Она потерянно кивнула. Каюсь – хоть я и был слепо уверен, что это она, я все же с облегчением вздохнул.

– Я друг вашего брата, – продолжил я. – Был, может, и не близким другом, но хорошим знакомым. Примите мои соболезнования.

– Спасибо, – тихо, почти про себя сказала Илзе.

– Напомните, как вас зовут? Александр говорил ваше имя, но, простите, забыл.

– Илзе.

– Красивое имя.

Она посмотрела на меня с недоверием и сказала:

– Я с Сашей почти не общалась. Но все равно, это страшно, что вот так его, да еще и в школе… Вы, – словно очнувшись, спросила она, – его друг?

– Знакомый. Честно говоря, я хотел поговорить не по поводу Саши. Я хочу поговорить про вашего отца.

– А что с ним? – испуганно спросила Илзе, как будто подумала, что и его кто-то зарезал.

– Не волнуйтесь, с ним все в порядке. Я просто хочу знать – не говорил ли вам отец о своем желании создать какой-либо кружок по интересам?

– Говорил.

Так сразу ответила на самый важный вопрос! Сердце у меня забилось быстрее, я спросил у Илзе, что именно за кружок хотел основать ее отец.

– Извините, я опаздываю на занятия, – сказала Илзе виновато. – Извините, пожалуйста, мне правда лучше не опаздывать.

– Нет, это вы меня извините, что отвлекаю вас. Скажите только, во сколько кончаются ваши занятия?

– В двенадцать.

– Не могли бы вы со мной пройтись? Если вас не затруднит. Недолго.

Карие глаза с желтоватой пленкой – левый был ближе к носу – смотрели на меня по-прежнему со страхом и недоверием, но, как мне показалось, в них появилась какая-та смутная надежда.

– Пары заканчиваются в одиннадцать-сорок, – сказала Илзе. – Я… я поговорю с вами, эээ…

Я назвал свое имя и сказал:

– Хорошо, я буду ждать вас здесь, в этом же самом месте. Извините, что отвлек, и спасибо.

Резко развернулся и быстрым шагом пошел к остановке. Не знаю, но надеюсь, что она смотрела мне вслед…

В полдвенадцатого я был в этом же самом месте – не опоздал, как было с Юлей, а явился даже раньше положенного срока. Илзе тоже была пунктуальной – приятно, когда все идет точно по плану. В одиннадцать-сорок одну мы поздоровались, и я тут же спросил:

– Вам отец рассказывал о своем кружке? Что он в нем хотел видеть?

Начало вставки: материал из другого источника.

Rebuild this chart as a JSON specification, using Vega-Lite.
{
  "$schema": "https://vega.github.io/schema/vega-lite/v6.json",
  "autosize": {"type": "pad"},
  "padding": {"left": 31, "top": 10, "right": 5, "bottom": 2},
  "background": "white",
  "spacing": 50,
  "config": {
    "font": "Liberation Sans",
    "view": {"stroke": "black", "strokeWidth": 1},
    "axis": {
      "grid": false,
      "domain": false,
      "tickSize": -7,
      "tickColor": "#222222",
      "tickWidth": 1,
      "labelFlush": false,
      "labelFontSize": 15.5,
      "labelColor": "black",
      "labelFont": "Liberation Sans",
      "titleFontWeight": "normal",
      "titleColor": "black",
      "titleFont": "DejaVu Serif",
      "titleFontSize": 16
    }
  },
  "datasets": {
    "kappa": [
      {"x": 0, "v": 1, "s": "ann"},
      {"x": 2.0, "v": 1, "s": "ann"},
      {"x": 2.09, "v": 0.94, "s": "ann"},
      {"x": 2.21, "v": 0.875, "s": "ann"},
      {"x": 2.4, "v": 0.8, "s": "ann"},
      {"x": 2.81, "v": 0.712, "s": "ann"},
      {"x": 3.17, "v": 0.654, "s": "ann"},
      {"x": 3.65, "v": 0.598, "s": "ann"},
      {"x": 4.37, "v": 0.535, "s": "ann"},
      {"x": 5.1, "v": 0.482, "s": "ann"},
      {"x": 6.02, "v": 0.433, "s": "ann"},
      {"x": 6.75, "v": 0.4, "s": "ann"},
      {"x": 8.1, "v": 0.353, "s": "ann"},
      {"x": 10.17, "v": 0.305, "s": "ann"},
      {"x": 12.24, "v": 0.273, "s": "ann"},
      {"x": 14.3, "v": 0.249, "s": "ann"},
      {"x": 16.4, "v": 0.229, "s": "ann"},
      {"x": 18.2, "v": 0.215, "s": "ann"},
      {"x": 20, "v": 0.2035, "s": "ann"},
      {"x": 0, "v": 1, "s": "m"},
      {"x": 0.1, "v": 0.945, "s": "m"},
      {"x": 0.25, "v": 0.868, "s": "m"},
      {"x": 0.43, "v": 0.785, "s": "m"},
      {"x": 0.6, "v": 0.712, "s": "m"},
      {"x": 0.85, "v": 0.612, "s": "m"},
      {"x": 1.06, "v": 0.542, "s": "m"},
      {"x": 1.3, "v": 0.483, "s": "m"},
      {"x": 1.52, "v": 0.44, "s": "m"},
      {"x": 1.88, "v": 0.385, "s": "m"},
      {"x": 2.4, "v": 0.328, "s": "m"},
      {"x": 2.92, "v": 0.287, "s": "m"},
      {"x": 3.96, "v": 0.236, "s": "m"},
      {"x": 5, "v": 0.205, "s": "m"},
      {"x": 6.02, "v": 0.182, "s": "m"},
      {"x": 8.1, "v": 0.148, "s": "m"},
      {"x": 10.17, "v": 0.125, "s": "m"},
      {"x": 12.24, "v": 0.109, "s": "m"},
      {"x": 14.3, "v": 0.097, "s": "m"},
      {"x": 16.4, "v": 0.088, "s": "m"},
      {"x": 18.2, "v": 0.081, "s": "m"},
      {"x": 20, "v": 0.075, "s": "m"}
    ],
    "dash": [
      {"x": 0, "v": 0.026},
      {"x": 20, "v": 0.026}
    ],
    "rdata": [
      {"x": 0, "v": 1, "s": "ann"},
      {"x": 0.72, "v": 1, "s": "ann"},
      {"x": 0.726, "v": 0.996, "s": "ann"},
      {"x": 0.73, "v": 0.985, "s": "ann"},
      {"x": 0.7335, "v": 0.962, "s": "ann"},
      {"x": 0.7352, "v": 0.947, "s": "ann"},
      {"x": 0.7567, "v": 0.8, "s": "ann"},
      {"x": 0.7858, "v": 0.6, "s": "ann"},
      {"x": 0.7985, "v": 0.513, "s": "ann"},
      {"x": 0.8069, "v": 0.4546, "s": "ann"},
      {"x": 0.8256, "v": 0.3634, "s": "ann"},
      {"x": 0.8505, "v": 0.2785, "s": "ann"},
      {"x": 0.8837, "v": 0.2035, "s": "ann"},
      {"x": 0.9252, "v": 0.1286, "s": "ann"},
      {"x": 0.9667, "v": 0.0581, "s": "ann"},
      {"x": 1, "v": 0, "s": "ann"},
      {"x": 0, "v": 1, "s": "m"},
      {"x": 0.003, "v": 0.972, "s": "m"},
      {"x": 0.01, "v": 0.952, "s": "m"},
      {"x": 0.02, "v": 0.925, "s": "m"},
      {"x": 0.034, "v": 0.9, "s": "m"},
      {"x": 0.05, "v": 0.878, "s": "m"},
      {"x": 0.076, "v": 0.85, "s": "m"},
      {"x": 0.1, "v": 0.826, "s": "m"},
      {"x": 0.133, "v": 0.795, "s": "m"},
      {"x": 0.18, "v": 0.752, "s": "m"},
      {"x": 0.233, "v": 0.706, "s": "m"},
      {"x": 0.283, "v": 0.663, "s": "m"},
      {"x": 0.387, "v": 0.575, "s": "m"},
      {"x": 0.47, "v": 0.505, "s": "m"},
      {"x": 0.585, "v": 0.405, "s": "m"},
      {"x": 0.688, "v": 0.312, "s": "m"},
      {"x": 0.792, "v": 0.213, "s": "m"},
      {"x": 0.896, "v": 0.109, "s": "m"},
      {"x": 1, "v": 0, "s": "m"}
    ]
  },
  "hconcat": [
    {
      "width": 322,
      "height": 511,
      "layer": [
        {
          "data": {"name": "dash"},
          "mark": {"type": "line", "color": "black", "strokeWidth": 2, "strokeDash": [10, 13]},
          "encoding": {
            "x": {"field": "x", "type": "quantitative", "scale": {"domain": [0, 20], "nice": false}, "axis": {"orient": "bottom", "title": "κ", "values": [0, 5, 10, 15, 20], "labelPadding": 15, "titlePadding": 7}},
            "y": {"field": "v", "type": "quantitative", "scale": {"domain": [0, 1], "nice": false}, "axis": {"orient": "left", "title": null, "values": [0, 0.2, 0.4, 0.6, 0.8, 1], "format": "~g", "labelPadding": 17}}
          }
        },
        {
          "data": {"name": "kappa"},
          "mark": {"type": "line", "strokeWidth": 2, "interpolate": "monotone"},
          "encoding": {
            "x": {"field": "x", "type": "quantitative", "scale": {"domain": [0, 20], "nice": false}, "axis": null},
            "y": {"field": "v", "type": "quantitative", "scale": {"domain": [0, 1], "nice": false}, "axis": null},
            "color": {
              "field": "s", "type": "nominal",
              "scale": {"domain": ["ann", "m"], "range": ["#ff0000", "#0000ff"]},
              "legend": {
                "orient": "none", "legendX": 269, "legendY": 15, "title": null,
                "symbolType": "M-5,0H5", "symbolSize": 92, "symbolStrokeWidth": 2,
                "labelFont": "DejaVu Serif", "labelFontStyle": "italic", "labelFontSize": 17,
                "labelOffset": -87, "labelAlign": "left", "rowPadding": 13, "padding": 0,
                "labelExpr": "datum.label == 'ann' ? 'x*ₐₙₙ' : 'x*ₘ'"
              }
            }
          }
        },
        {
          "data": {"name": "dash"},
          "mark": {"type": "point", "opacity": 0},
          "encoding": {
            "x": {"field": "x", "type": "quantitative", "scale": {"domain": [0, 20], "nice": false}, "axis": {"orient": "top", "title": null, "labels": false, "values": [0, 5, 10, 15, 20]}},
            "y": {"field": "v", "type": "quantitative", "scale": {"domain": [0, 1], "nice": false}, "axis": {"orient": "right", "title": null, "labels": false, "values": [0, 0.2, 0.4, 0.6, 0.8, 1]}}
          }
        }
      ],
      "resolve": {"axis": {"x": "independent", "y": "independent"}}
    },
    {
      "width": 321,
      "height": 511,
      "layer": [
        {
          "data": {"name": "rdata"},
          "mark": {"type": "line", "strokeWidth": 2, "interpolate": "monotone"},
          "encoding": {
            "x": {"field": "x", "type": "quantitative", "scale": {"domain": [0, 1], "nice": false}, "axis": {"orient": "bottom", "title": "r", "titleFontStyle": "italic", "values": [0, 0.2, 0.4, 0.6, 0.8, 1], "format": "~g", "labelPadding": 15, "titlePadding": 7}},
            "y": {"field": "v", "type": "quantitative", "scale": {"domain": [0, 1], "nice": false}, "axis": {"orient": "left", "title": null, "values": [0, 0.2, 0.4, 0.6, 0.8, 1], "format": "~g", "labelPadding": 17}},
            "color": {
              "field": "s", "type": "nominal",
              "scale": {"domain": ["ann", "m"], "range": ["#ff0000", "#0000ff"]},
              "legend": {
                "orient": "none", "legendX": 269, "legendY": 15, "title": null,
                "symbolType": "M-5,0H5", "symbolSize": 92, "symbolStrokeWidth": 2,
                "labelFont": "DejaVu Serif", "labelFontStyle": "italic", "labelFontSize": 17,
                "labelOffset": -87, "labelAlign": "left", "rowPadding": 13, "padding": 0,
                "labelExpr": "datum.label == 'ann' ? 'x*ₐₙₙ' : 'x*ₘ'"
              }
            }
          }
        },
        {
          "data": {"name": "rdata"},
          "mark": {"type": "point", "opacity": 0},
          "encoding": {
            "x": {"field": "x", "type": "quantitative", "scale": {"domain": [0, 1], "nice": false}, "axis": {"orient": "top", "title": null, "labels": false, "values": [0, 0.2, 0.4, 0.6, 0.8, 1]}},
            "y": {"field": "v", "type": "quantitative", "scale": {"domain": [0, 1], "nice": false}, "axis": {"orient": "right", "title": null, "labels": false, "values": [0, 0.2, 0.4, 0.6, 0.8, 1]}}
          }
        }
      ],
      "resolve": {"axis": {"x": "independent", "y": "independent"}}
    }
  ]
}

Мы некоторое время, кажущееся приятно-медленным, прошли по небольшой тропинке, усеянной по бокам деревьями и кустами. Деревья, листвой защищающие тропинку от летнего солнца, ранней весной были беспомощны по причине своей наготы. Да и защищать сегодня не от чего, солнца-то не было. Я знаю, что летом здесь красиво, довольно зелено для Брянска, поэтому лишь мог быстрее желать его приближения. Мы прошли половину университетской тропинки, прежде чем Илзе решилась ответить.

– Он… папа… как бы вам это сказать… Вы точно друг Саши? – спросила он тоном, уже отвечающим, что «нет, я не друг».

– Да-да.

– И когда будут похороны?

Здесь я попал впросак. Ты слишком умная, Илзе! Будь умной, но не настолько, чтобы мне это чего-нибудь стоило! У меня чуть не вырвалось глупое «чьи?» – такое бывает, когда спеша придумываешь что-то, из головы выметаешь глупые фразы, и все они скапливаются у единственного выхода из головы – у рта.

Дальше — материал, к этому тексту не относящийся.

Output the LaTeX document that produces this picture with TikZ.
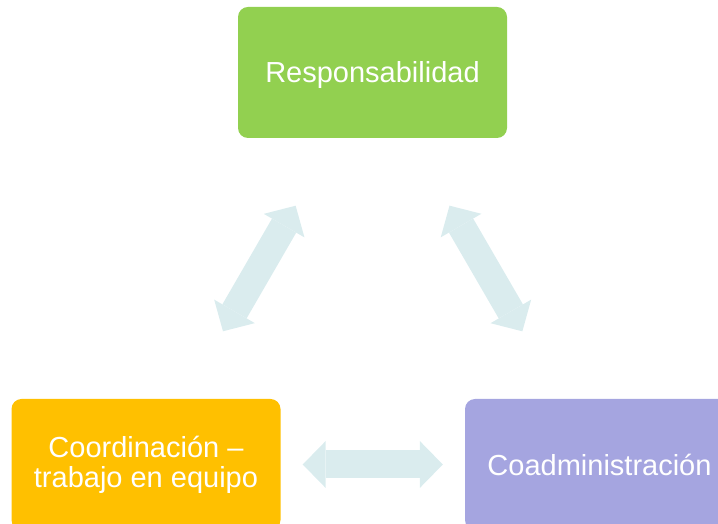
\documentclass[tikz,border=0pt]{standalone}
\usepackage{fontspec}
\setmainfont{Liberation Sans}
\usetikzlibrary{arrows.meta}

\definecolor{respgreen}{HTML}{92D050}
\definecolor{coordorange}{HTML}{FFC000}
\definecolor{coadpurple}{HTML}{A5A5E0}
\definecolor{linkblue}{HTML}{DAECEE}

\tikzset{
  valuebox/.style={rounded corners=10pt, minimum width=269pt, minimum height=131pt,
    inner sep=0pt, text=white, align=center, font=\fontsize{29}{30}\selectfont},
  twoway/.style={draw=linkblue, line width=28pt, <->}
}

\begin{document}
\begin{tikzpicture}[x=1pt,y=1pt,>={Triangle[length=23pt,width=47pt,line width=0pt]}]
\useasboundingbox (0,0) rectangle (718,524);
\clip (0,0) rectangle (718,524);

% the three values
\node[valuebox, fill=respgreen, text depth=0pt] (resp) at (372.5,451.5) {Responsabilidad};
\node[valuebox, fill=coordorange] (coord) at (146,59.5) {Coordinación --\\trabajo en equipo};
\node[valuebox, fill=coadpurple] (coad) at (599.5,59.5) {Coadministración};

% links
\draw[twoway, shorten <=78pt, shorten >=78pt] (resp) -- (coord);
\draw[twoway, shorten <=78pt, shorten >=78pt] (resp) -- (coad);
\draw[twoway, shorten <=22pt, shorten >=22pt] (coord) -- (coad);
\end{tikzpicture}
\end{document}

– Понимаете, – начал я, – я же, помнится, говорил, что я не близкий друг, а так, хороший знакомый. Потому и про дату похорон мне никто не сообщил. Но, – тут я стал демагогом вскидывать руки, – но даже если б сообщили, я бы не пришел на его похороны. Я не циник, я просто не понимаю похорон. Перемена состояния уже произошла – он либо мертв, либо живет другой жизнью. А в похоронах я вижу только… вы уж меня извините… торжественную уборку.

Вот тут в Илзе что-то изменилось. Ее лицо, весьма красивое, пусть и с одним маленьким изъяном, как бы раскрепостилось. Не уместное слово, но оно мне первым пришло на ум. Раскрепощением я бы назвал процесс, в котором каждая черточка лица Илзе перестала быть зажатой. На слове «уборка» каждая мышца ее, морщинка, нерв, сообща, сбросили с себя оковы, и тут я понял, что сейчас увижу Илзе, которую сама Илзе привыкла скрывать под маской застенчивости.